Latitude: 50.6669 / 50°40'0"N

Longitude: -2.4762 / 2°28'34"W

OS Eastings: 366438.154958

OS Northings: 85356.738873

OS Grid: SY664853

Mapcode National: GBR PX.PPCJ

Mapcode Global: FRA 57P9.YZ1

Entry Name: Two bowl barrows immediately south of Bayard Dairy

Scheduled Date: 9 August 1957

Source: Historic England

Source ID: 1002754

English Heritage Legacy ID: DO 224

County: Dorset

Electoral Ward/Division: Upwey and Broadwey

Traditional County: Dorset

Lieutenancy Area (Ceremonial County): Dorset

Church of England Parish: Upwey St Laurence

Church of England Diocese: Salisbury

Details

The monument, which falls into two areas of protection, includes two bowl barrows situated on the prominent and steeply sloping Bayard Hill, overlooking the valley of the River Wey. The barrows survive as circular mounds surrounded by buried quarry ditches, from which the construction material was derived. The eastern barrow mound measures up to 13.5m in diameter and 2.4m high. It has an irregular profile with several hollows and has been partially cut by a track. The western mound is up to 18m in diameter and 3.2m high.

Sources: HER:-
PastScape Monument No:-452039

Source: Historic England

Reasons for Scheduling

Bowl barrows, the most numerous form of round barrow, are funerary monuments dating from the Late Neolithic period to the Late Bronze Age, with most examples belonging to the period 2400-1500 BC. They were constructed as earthen or rubble mounds, sometimes ditched, which covered single or multiple burials.

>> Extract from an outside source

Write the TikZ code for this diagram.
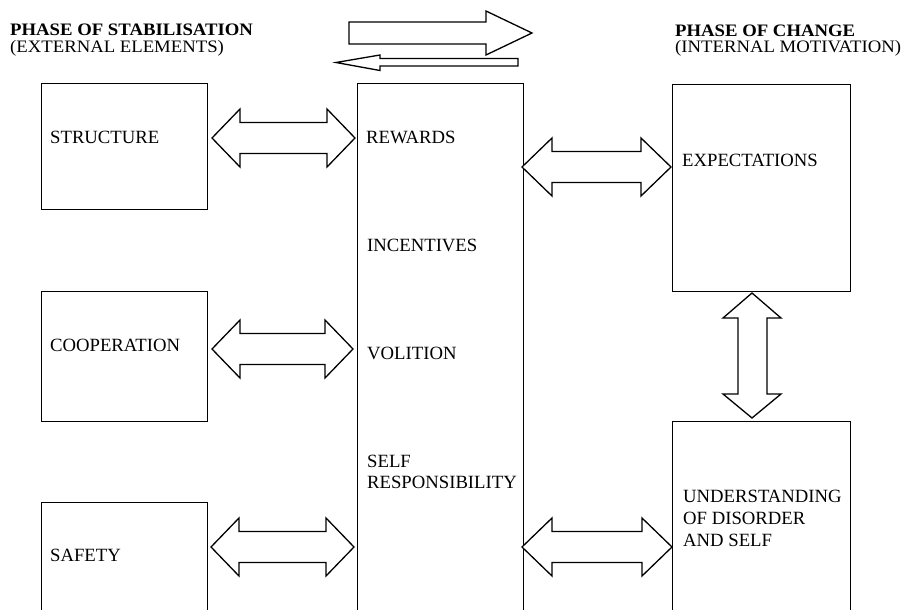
\documentclass[tikz,border=0pt]{standalone}
\usepackage{fontspec}
\setmainfont{Liberation Serif}
\newfontfamily\titlefont[FakeStretch=1.07]{Liberation Serif}
\begin{document}
\begin{tikzpicture}[x=1pt,y=-1pt,
  boxstyle/.style={draw,line width=1.2pt,minimum width=#1,inner sep=0pt,anchor=north west},
  lbl/.style={anchor=base west,inner sep=0pt,font=\fontsize{18.7}{22}\selectfont},
  ttl/.style={anchor=base west,inner sep=0pt,align=left,font=\titlefont\fontsize{17.5}{16.6}\selectfont},
  arr/.style={draw,line width=1.3pt,fill=white,line join=miter}]
\useasboundingbox (0,0) rectangle (906,610);
% boxes
\node[boxstyle=166pt,minimum height=126pt] (structure) at (41,83) {};
\node[boxstyle=166pt,minimum height=130pt] (coop) at (41,291) {};
\node[boxstyle=166pt,minimum height=112pt] (safety) at (41,502) {};
\node[boxstyle=166pt,minimum height=531pt] (mid) at (357,83) {};
\node[boxstyle=178pt,minimum height=207pt] (expect) at (672,84) {};
\node[boxstyle=178pt,minimum height=193pt] (under) at (672,421) {};
% titles (anchored at the baseline of the last line)
\node[ttl] (t1) at (10,52.3) {\textbf{PHASE OF STABILISATION}\\(EXTERNAL ELEMENTS)};
\node[ttl] (t3) at (675,53) {\textbf{PHASE OF CHANGE}\\(INTERNAL MOTIVATION)};
% labels
\node[lbl] (l1) at (50,143) {STRUCTURE};
\node[lbl] (l2) at (50,351) {COOPERATION};
\node[lbl] (l3) at (50,561) {SAFETY};
\node[lbl] (m1) at (366,143) {REWARDS};
\node[lbl] (m2) at (367,251) {INCENTIVES};
\node[lbl] (m3) at (367,359) {VOLITION};
\node[lbl,align=left] (m4) at (367,488) {SELF\\[-1pt]RESPONSIBILITY};
\node[lbl] (r1) at (682,166) {EXPECTATIONS};
\node[lbl,align=left] (r2) at (683,546) {UNDERSTANDING\\OF DISORDER\\AND SELF};
% horizontal double arrows: x1, x2, yc, head length
\newcommand\myharrow[4]{%
 \draw[arr] (#1,#3) -- (#1+#4,#3-29) -- (#1+#4,#3-15.5) -- (#2-#4,#3-15.5) -- (#2-#4,#3-29) -- (#2,#3)
   -- (#2-#4,#3+29) -- (#2-#4,#3+15.5) -- (#1+#4,#3+15.5) -- (#1+#4,#3+29) -- cycle;}
\myharrow{212}{355}{138}{28}
\myharrow{212}{353}{349}{28}
\myharrow{211}{354}{547}{28}
\myharrow{522}{671}{167}{30}
\myharrow{522}{672}{547}{30}
% vertical double arrow
\draw[arr] (752,293) -- (781,318) -- (767,318) -- (767,394) -- (781,394) -- (752,418)
  -- (723,394) -- (738,394) -- (738,318) -- (723,318) -- cycle;
% top arrows
\draw[arr] (349,22) -- (486,22) -- (486,11) -- (532,33) -- (486,55) -- (486,44) -- (349,44) -- cycle;
\draw[arr] (518,58.5) -- (380,58.5) -- (380,55) -- (336,62.5) -- (380,70.5) -- (380,66) -- (518,66) -- cycle;
\end{tikzpicture}
\end{document}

They occur either in isolation or grouped as cemeteries and often acted as a focus for burials in later periods. Often superficially similar, although differing widely in size, they exhibit regional variations in form and a diversity of burial practices. Often occupying prominent locations, they are a major historic element in the modern landscape and their considerable variation of form and longevity as a monument type provide important information on the diversity of beliefs and social organisations amongst early prehistoric communities. They are particularly representative of their period. Despite some erosion, the two bowl barrows immediately south of Bayard Dairy survive comparatively well and will contain archaeological and environmental evidence relating to their construction, relative chronologies, territorial significance, social organisation, ritual and funerary practices and overall landscape context.